Would you transcribe the listing that follows, character for character, and omit its images?

SUPPLIED MATERIAL ::
• • • • • • •

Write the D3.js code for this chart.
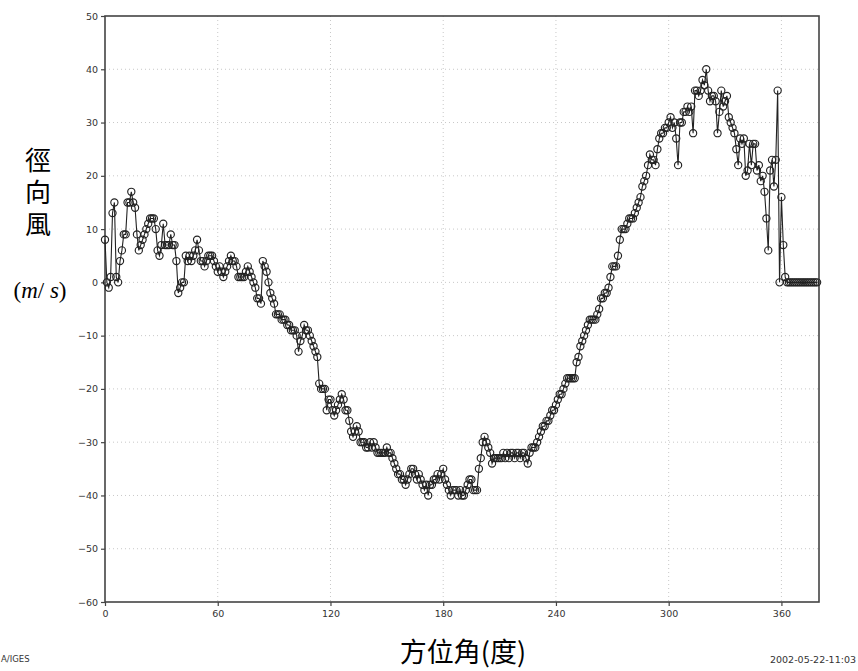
<!DOCTYPE html>
<html>
<head>
<meta charset="utf-8">
<script src="https://cdn.jsdelivr.net/npm/d3@7"></script>
<style>
  html, body { margin: 0; padding: 0; background: #fff; }
  svg { display: block; }
</style>
</head>
<body>
<svg id="chart" width="858" height="671"></svg>
<script>
// ---- data (radial wind vs azimuth, 1-degree steps starting at 0) ----
const azimuthStart = 0;
const azimuthStep = 1;
const radialWind = [
  8,0,-1,1,13,15,1,0,4,6,
  9,9,15,15,17,15,14,9,6,7,
  8,9,10,11,12,12,12,10,6,5,
  7,11,7,7,7,9,7,7,4,-2,
  -1,0,0,5,4,5,4,5,6,8,
  6,4,4,3,4,5,5,5,4,3,
  2,3,2,1,2,3,4,5,4,4,
  3,1,1,1,1,2,3,2,1,0,
  -1,-3,-3,-4,4,3,2,0,-2,-3,
  -4,-6,-6,-6,-7,-7,-7,-8,-8,-9,
  -9,-9,-10,-13,-11,-10,-8,-9,-9,-10,
  -11,-12,-13,-14,-19,-20,-20,-20,-24,-22,
  -22,-24,-25,-24,-23,-22,-21,-22,-24,-24,
  -26,-28,-29,-28,-27,-28,-30,-30,-30,-31,
  -31,-30,-31,-30,-31,-32,-32,-32,-32,-32,
  -31,-32,-32,-33,-34,-35,-36,-36,-37,-37,
  -38,-37,-36,-35,-35,-36,-37,-36,-37,-38,
  -39,-38,-40,-38,-38,-37,-37,-36,-37,-36,
  -35,-37,-38,-39,-40,-39,-39,-39,-40,-39,
  -40,-40,-39,-38,-37,-37,-39,-39,-39,-35,
  -33,-30,-29,-30,-31,-32,-34,-33,-33,-33,
  -33,-33,-32,-33,-32,-33,-32,-32,-33,-32,
  -32,-33,-32,-32,-33,-34,-32,-31,-31,-31,
  -30,-29,-28,-27,-27,-26,-26,-25,-24,-24,
  -23,-22,-21,-21,-20,-19,-18,-18,-18,-18,
  -18,-15,-14,-12,-11,-10,-9,-8,-7,-7,
  -7,-7,-6,-5,-3,-3,-2,-2,-1,1,
  3,3,3,5,8,10,10,10,11,12,
  12,12,13,14,15,16,18,19,20,22,
  24,23,23,22,25,27,28,28,29,29,
  30,31,29,30,27,22,30,30,32,32,
  33,32,33,28,36,36,35,36,38,37,
  40,36,34,35,35,34,28,32,36,33,
  34,35,31,30,29,28,25,22,27,26,
  27,20,21,26,22,26,26,21,22,19,
  20,17,12,6,21,23,18,23,36,0,
  16,7,1,0,0,0,0,0,0,0,
  0,0,0,0,0,0,0,0,0,0
];
const xTicks = [0, 60, 120, 180, 240, 300, 360];
const yTicks = [-60, -50, -40, -30, -20, -10, 0, 10, 20, 30, 40, 50];
const xDomain = [0, 380];
const yDomain = [-60, 50];
const yTitleText = "徑向風";
const xTitle = "方位角(度)";
const leftNote = "A/IGES";
const rightNote = "2002-05-22-11:03";

const points = radialWind.map((v, i) => ({ az: azimuthStart + i * azimuthStep, v }));

// ---- layout ----
const plot = { left: 105, right: 819, top: 16, bottom: 602 };
const svg = d3.select("#chart");

const x = d3.scaleLinear().domain(xDomain).range([plot.left, plot.right]);
const y = d3.scaleLinear().domain(yDomain).range([plot.bottom, plot.top]);

// grid
const grid = svg.append("g");
grid.selectAll("line.vg").data(xTicks.filter(t => t > xDomain[0]))
  .join("line")
  .attr("x1", d => x(d)).attr("x2", d => x(d))
  .attr("y1", plot.top).attr("y2", plot.bottom)
  .attr("stroke", "#c8c8c8").attr("stroke-width", 1)
  .attr("stroke-dasharray", "1,3");
grid.selectAll("line.hg").data(yTicks.filter(t => t > yDomain[0] && t < yDomain[1]))
  .join("line")
  .attr("x1", plot.left).attr("x2", plot.right)
  .attr("y1", d => y(d)).attr("y2", d => y(d))
  .attr("stroke", "#c8c8c8").attr("stroke-width", 1)
  .attr("stroke-dasharray", "1,3");

// axes
const fontTick = "'DejaVu Sans', sans-serif";
const yAxis = svg.append("g")
  .attr("transform", `translate(${plot.left},0)`)
  .call(d3.axisLeft(y).tickValues(yTicks).tickSize(4).tickPadding(3).tickFormat(d => d < 0 ? "\u2212" + Math.abs(d) : d));
const xAxis = svg.append("g")
  .attr("transform", `translate(0,${plot.bottom})`)
  .call(d3.axisBottom(x).tickValues(xTicks).tickSize(4).tickPadding(4));
[xAxis, yAxis].forEach(a => {
  a.select(".domain").remove();
  a.selectAll(".tick line").attr("stroke", "#444").attr("stroke-width", 1.2);
  a.selectAll(".tick text").attr("fill", "#333")
    .style("font-family", fontTick).style("font-size", "9.5px");
});

// frame
svg.append("rect")
  .attr("x", plot.left).attr("y", plot.top)
  .attr("width", plot.right - plot.left).attr("height", plot.bottom - plot.top)
  .attr("fill", "none").attr("stroke", "#444").attr("stroke-width", 1.6);

// line + markers
const line = d3.line().x(d => x(d.az)).y(d => y(d.v));
svg.append("path").datum(points)
  .attr("d", line)
  .attr("fill", "none").attr("stroke", "#222").attr("stroke-width", 1.1);
svg.append("g").selectAll("circle").data(points)
  .join("circle")
  .attr("cx", d => x(d.az)).attr("cy", d => y(d.v))
  .attr("r", 3.6)
  .attr("fill", "none").attr("stroke", "#222").attr("stroke-width", 1.15);

// titles
const cjk = "'Noto Sans CJK TC', 'Noto Sans CJK SC', sans-serif";
svg.append("text")
  .attr("x", 38).attr("y", 147)
  .style("writing-mode", "vertical-rl")
  .style("text-orientation", "upright")
  .style("letter-spacing", "6px")
  .style("font-family", cjk).style("font-size", "26px").attr("fill", "#000")
  .text(yTitleText);

const unit = svg.append("text")
  .attr("x", 40).attr("y", 298).attr("text-anchor", "middle")
  .style("font-family", "'Liberation Serif', 'DejaVu Serif', serif")
  .style("font-size", "23px").attr("fill", "#000");
unit.append("tspan").text("(");
unit.append("tspan").style("font-style", "italic").text("m");
unit.append("tspan").text("/");
unit.append("tspan").style("font-style", "italic").text(" s");
unit.append("tspan").text(")");

svg.append("text")
  .attr("x", 463).attr("y", 662).attr("text-anchor", "middle")
  .style("font-family", cjk).style("font-size", "27px").attr("fill", "#000")
  .text(xTitle);

svg.append("text")
  .attr("x", 1).attr("y", 662).attr("text-anchor", "start")
  .style("font-family", fontTick).style("font-size", "8.5px").attr("fill", "#333")
  .text(leftNote);
svg.append("text")
  .attr("x", 856).attr("y", 663).attr("text-anchor", "end")
  .style("font-family", fontTick).style("font-size", "9.5px").attr("fill", "#333")
  .text(rightNote);
</script>
</body>
</html>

• • • • • • •

TASK RESPONSE ::
Write the D3.js code for this chart.
<!DOCTYPE html>
<html>
<head>
<meta charset="utf-8">
<script src="https://cdn.jsdelivr.net/npm/d3@7"></script>
<style>
  html, body { margin: 0; padding: 0; background: #fff; }
  svg { display: block; }
</style>
</head>
<body>
<svg id="chart" width="858" height="671"></svg>
<script>
// ---- data (radial wind vs azimuth, 1-degree steps starting at 0) ----
const azimuthStart = 0;
const azimuthStep = 1;
const radialWind = [
  8,0,-1,1,13,15,1,0,4,6,
  9,9,15,15,17,15,14,9,6,7,
  8,9,10,11,12,12,12,10,6,5,
  7,11,7,7,7,9,7,7,4,-2,
  -1,0,0,5,4,5,4,5,6,8,
  6,4,4,3,4,5,5,5,4,3,
  2,3,2,1,2,3,4,5,4,4,
  3,1,1,1,1,2,3,2,1,0,
  -1,-3,-3,-4,4,3,2,0,-2,-3,
  -4,-6,-6,-6,-7,-7,-7,-8,-8,-9,
  -9,-9,-10,-13,-11,-10,-8,-9,-9,-10,
  -11,-12,-13,-14,-19,-20,-20,-20,-24,-22,
  -22,-24,-25,-24,-23,-22,-21,-22,-24,-24,
  -26,-28,-29,-28,-27,-28,-30,-30,-30,-31,
  -31,-30,-31,-30,-31,-32,-32,-32,-32,-32,
  -31,-32,-32,-33,-34,-35,-36,-36,-37,-37,
  -38,-37,-36,-35,-35,-36,-37,-36,-37,-38,
  -39,-38,-40,-38,-38,-37,-37,-36,-37,-36,
  -35,-37,-38,-39,-40,-39,-39,-39,-40,-39,
  -40,-40,-39,-38,-37,-37,-39,-39,-39,-35,
  -33,-30,-29,-30,-31,-32,-34,-33,-33,-33,
  -33,-33,-32,-33,-32,-33,-32,-32,-33,-32,
  -32,-33,-32,-32,-33,-34,-32,-31,-31,-31,
  -30,-29,-28,-27,-27,-26,-26,-25,-24,-24,
  -23,-22,-21,-21,-20,-19,-18,-18,-18,-18,
  -18,-15,-14,-12,-11,-10,-9,-8,-7,-7,
  -7,-7,-6,-5,-3,-3,-2,-2,-1,1,
  3,3,3,5,8,10,10,10,11,12,
  12,12,13,14,15,16,18,19,20,22,
  24,23,23,22,25,27,28,28,29,29,
  30,31,29,30,27,22,30,30,32,32,
  33,32,33,28,36,36,35,36,38,37,
  40,36,34,35,35,34,28,32,36,33,
  34,35,31,30,29,28,25,22,27,26,
  27,20,21,26,22,26,26,21,22,19,
  20,17,12,6,21,23,18,23,36,0,
  16,7,1,0,0,0,0,0,0,0,
  0,0,0,0,0,0,0,0,0,0
];
const xTicks = [0, 60, 120, 180, 240, 300, 360];
const yTicks = [-60, -50, -40, -30, -20, -10, 0, 10, 20, 30, 40, 50];
const xDomain = [0, 380];
const yDomain = [-60, 50];
const yTitleText = "徑向風";
const xTitle = "方位角(度)";
const leftNote = "A/IGES";
const rightNote = "2002-05-22-11:03";

const points = radialWind.map((v, i) => ({ az: azimuthStart + i * azimuthStep, v }));

// ---- layout ----
const plot = { left: 105, right: 819, top: 16, bottom: 602 };
const svg = d3.select("#chart");

const x = d3.scaleLinear().domain(xDomain).range([plot.left, plot.right]);
const y = d3.scaleLinear().domain(yDomain).range([plot.bottom, plot.top]);

// grid
const grid = svg.append("g");
grid.selectAll("line.vg").data(xTicks.filter(t => t > xDomain[0]))
  .join("line")
  .attr("x1", d => x(d)).attr("x2", d => x(d))
  .attr("y1", plot.top).attr("y2", plot.bottom)
  .attr("stroke", "#c8c8c8").attr("stroke-width", 1)
  .attr("stroke-dasharray", "1,3");
grid.selectAll("line.hg").data(yTicks.filter(t => t > yDomain[0] && t < yDomain[1]))
  .join("line")
  .attr("x1", plot.left).attr("x2", plot.right)
  .attr("y1", d => y(d)).attr("y2", d => y(d))
  .attr("stroke", "#c8c8c8").attr("stroke-width", 1)
  .attr("stroke-dasharray", "1,3");

// axes
const fontTick = "'DejaVu Sans', sans-serif";
const yAxis = svg.append("g")
  .attr("transform", `translate(${plot.left},0)`)
  .call(d3.axisLeft(y).tickValues(yTicks).tickSize(4).tickPadding(3).tickFormat(d => d < 0 ? "\u2212" + Math.abs(d) : d));
const xAxis = svg.append("g")
  .attr("transform", `translate(0,${plot.bottom})`)
  .call(d3.axisBottom(x).tickValues(xTicks).tickSize(4).tickPadding(4));
[xAxis, yAxis].forEach(a => {
  a.select(".domain").remove();
  a.selectAll(".tick line").attr("stroke", "#444").attr("stroke-width", 1.2);
  a.selectAll(".tick text").attr("fill", "#333")
    .style("font-family", fontTick).style("font-size", "9.5px");
});

// frame
svg.append("rect")
  .attr("x", plot.left).attr("y", plot.top)
  .attr("width", plot.right - plot.left).attr("height", plot.bottom - plot.top)
  .attr("fill", "none").attr("stroke", "#444").attr("stroke-width", 1.6);

// line + markers
const line = d3.line().x(d => x(d.az)).y(d => y(d.v));
svg.append("path").datum(points)
  .attr("d", line)
  .attr("fill", "none").attr("stroke", "#222").attr("stroke-width", 1.1);
svg.append("g").selectAll("circle").data(points)
  .join("circle")
  .attr("cx", d => x(d.az)).attr("cy", d => y(d.v))
  .attr("r", 3.6)
  .attr("fill", "none").attr("stroke", "#222").attr("stroke-width", 1.15);

// titles
const cjk = "'Noto Sans CJK TC', 'Noto Sans CJK SC', sans-serif";
svg.append("text")
  .attr("x", 38).attr("y", 147)
  .style("writing-mode", "vertical-rl")
  .style("text-orientation", "upright")
  .style("letter-spacing", "6px")
  .style("font-family", cjk).style("font-size", "26px").attr("fill", "#000")
  .text(yTitleText);

const unit = svg.append("text")
  .attr("x", 40).attr("y", 298).attr("text-anchor", "middle")
  .style("font-family", "'Liberation Serif', 'DejaVu Serif', serif")
  .style("font-size", "23px").attr("fill", "#000");
unit.append("tspan").text("(");
unit.append("tspan").style("font-style", "italic").text("m");
unit.append("tspan").text("/");
unit.append("tspan").style("font-style", "italic").text(" s");
unit.append("tspan").text(")");

svg.append("text")
  .attr("x", 463).attr("y", 662).attr("text-anchor", "middle")
  .style("font-family", cjk).style("font-size", "27px").attr("fill", "#000")
  .text(xTitle);

svg.append("text")
  .attr("x", 1).attr("y", 662).attr("text-anchor", "start")
  .style("font-family", fontTick).style("font-size", "8.5px").attr("fill", "#333")
  .text(leftNote);
svg.append("text")
  .attr("x", 856).attr("y", 663).attr("text-anchor", "end")
  .style("font-family", fontTick).style("font-size", "9.5px").attr("fill", "#333")
  .text(rightNote);
</script>
</body>
</html>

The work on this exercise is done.